Abstract

The mechanism underlying oxidant-induced intracellular Ca2+ ([Ca2+]i) increase was studied in cultured bovine aortic endothelial cells (BAECs) using fura-2 AM. In the presence of 2 mM extracellular Ca2+, the application of DTBNP (20microM), a membrane-permeable oxidant, caused an increase in [Ca2+]i, and DTT (2 mM) as a reductant completely reversed the effect of DTBNP. The [Ca2+]i increase induced by DTBNP was also observed in an extracellular Ca2+-free/2 mM EGTA solution, indicating the release of Ca2+ from intracellular store (s). After endoplasmic reticulum was depleted by an IP3-generating agonist, ATP (30microM) or an ER Ca2+ pump inhibitor, thapsigargin (1microM), DTBNP-stressed BAECs showed an increase of [Ca2+]i in Ca2+-free/2 mM EGTA solution. Ratio-differences before and after the application of DTBNP after pretreatment with ATP or thapsigargin were 0.42+/-0.15 and 0.49+/-0.07, respectively (n=7), which are significantly reduced, compared to the control value of 0.72+/-0.07 in a Ca2+-free/2 mM EGTA solution.

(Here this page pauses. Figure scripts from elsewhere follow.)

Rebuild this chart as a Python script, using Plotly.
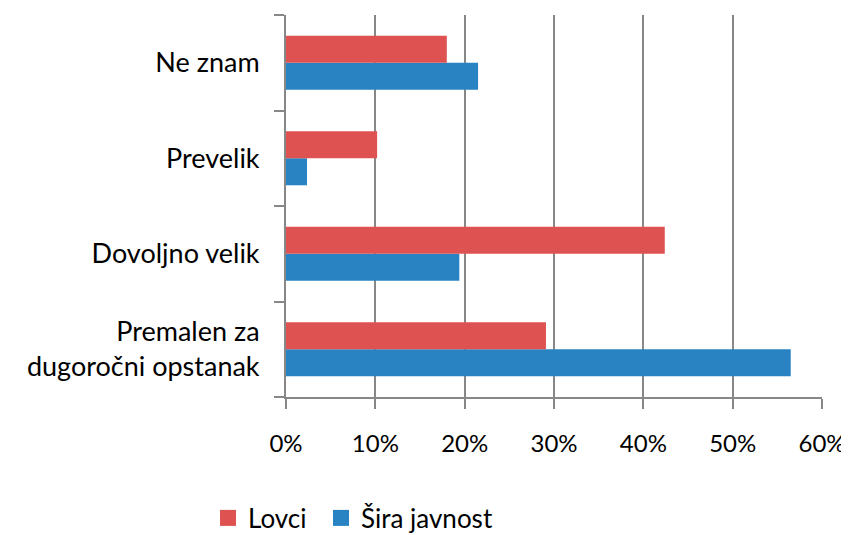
import plotly.graph_objects as go

categories = ["Premalen za<br>dugoročni opstanak", "Dovoljno velik", "Prevelik", "Ne znam"]
lovci = [29.1, 42.4, 10.2, 18.0]
sira_javnost = [56.5, 19.4, 2.35, 21.5]
x_ticks = [0, 10, 20, 30, 40, 50, 60]

RED = "#DF5252"
BLUE = "#2983C3"
GRID = "#878787"
FONT = "Lato"

# page body has an 8px margin, so the figure is sized to fit the 849x535 window
W, H = 841, 527

fig = go.Figure()
fig.add_trace(go.Bar(y=categories, x=sira_javnost, name="Šira javnost", orientation="h",
                     marker=dict(color=BLUE, line=dict(width=0)), showlegend=False))
fig.add_trace(go.Bar(y=categories, x=lovci, name="Lovci", orientation="h",
                     marker=dict(color=RED, line=dict(width=0)), showlegend=False))
# legend entries with larger square swatches
for name, color, leg in [("Lovci", RED, "legend"), ("Šira javnost", BLUE, "legend2")]:
    fig.add_trace(go.Scatter(x=[None], y=[None], mode="markers", name=name,
                             marker=dict(symbol="square", size=16, color=color),
                             legend=leg, hoverinfo="skip"))

legend_common = dict(orientation="h", xref="container", yref="container",
                     y=17 / H, xanchor="left", yanchor="middle",
                     font=dict(size=26), itemwidth=30, bgcolor="rgba(0,0,0,0)")

fig.update_layout(
    width=W, height=H,
    margin=dict(l=278, r=27, t=7, b=138, autoexpand=False),
    paper_bgcolor="white", plot_bgcolor="white",
    barmode="group", bargap=0.434, bargroupgap=0,
    font=dict(family=FONT, size=24, color="black"),
    showlegend=True,
    legend=dict(x=200 / W, **legend_common),
    legend2=dict(x=313 / W, **legend_common),
    xaxis=dict(range=[0, 60], tickvals=x_ticks, ticktext=[f"{v}%" for v in x_ticks],
               showgrid=True, gridcolor=GRID, gridwidth=2,
               showline=True, linecolor=GRID, linewidth=2,
               ticks="outside", ticklen=10, tickcolor=GRID, tickwidth=2,
               ticklabelstandoff=14, zeroline=False, fixedrange=True),
    yaxis=dict(categoryorder="array", categoryarray=categories,
               showgrid=False, showline=True, linecolor=GRID, linewidth=2,
               ticks="outside", ticklen=10, tickcolor=GRID, tickwidth=2,
               tickson="boundaries", ticklabelstandoff=19, fixedrange=True,
               tickfont=dict(size=27)),
)

fig.write_html("out.html")
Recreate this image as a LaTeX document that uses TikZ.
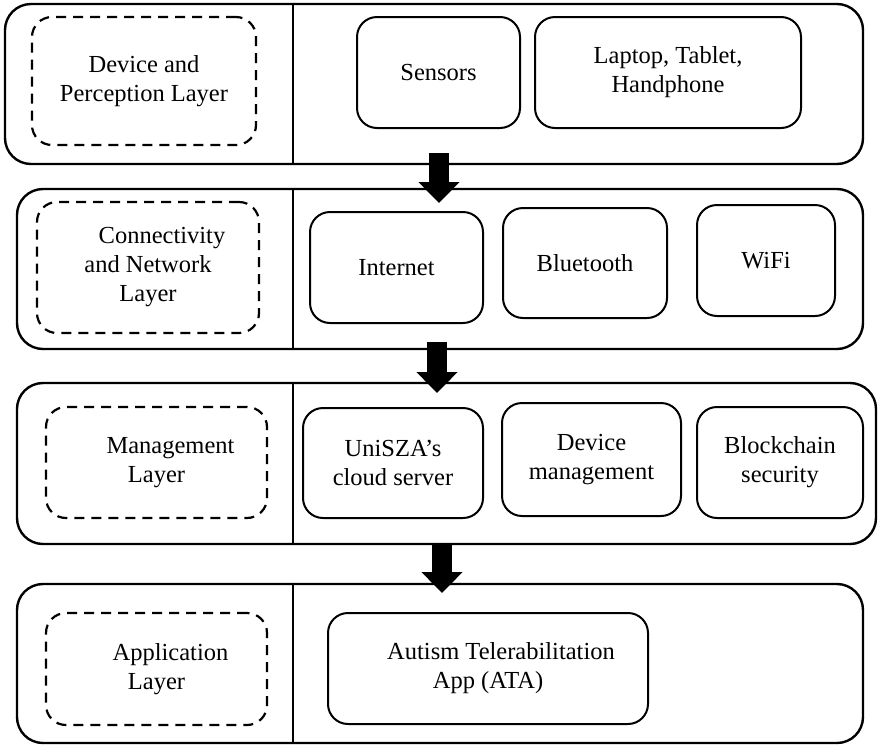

After the protonophore CCCP (10microM) challenge to release mitochondrial Ca2+, the similar result was obtained. Ratio-difference before and after the application of DTBNP after pretreatment with CCCP was 0.46+/-0.09 (n=7). Simultaneous application of thapsigargin and CCCP completely abolished the DTBNP-induced [Ca2+]i increase. The above results together indicate that the increase of [Ca2+]i by DTBNP resulted from the release of Ca2+ from both endoplasmic reticulum and mitochondria.